The material description sub-model is very flexible. The top most classification of materials is broken into "surface" and "volume" descriptions. The only difference between these two classes is the type of optical descriptions associated with them.

Most "hard target" or "background" materials fall into the "surface" materials. A surface material can have a reflectance model, an emissivity model or both associated with it. Both the reflectance and emissivity models are responsible for providing spectral coefficients for supplied geometries. There are several reflectance models including directional hemispherical reflectance (DHR) and Bidirectional Reflectance Distribution Function (BRDF) models. There are also a handful of emissivity models. In the event that the reflectance is known but the emissivity is not, the later will be computed from the former for the requested geometry. If the emissivity is known and the reflectance is not, the computed reflectance is assumed to be diffuse (Lambertian).

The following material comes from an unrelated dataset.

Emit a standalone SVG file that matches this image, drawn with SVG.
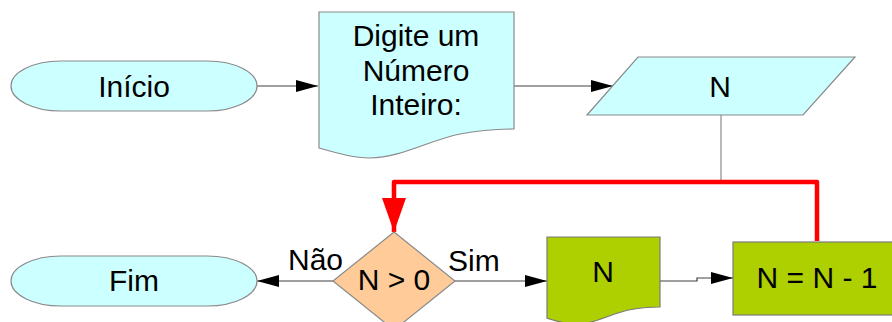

Materials like gas plumes, clouds, water, etc. fall into the "volume" category. These materials have absorption, scattering and/or extinction properties associated with them. Like with surface materials, if two of the three properties are know, the third will be computed. For example, if the scattering and extinction are known, the absorption will be computed. If the scattering is the unknown quantity, then the computed scattering is assumed to be isotropic.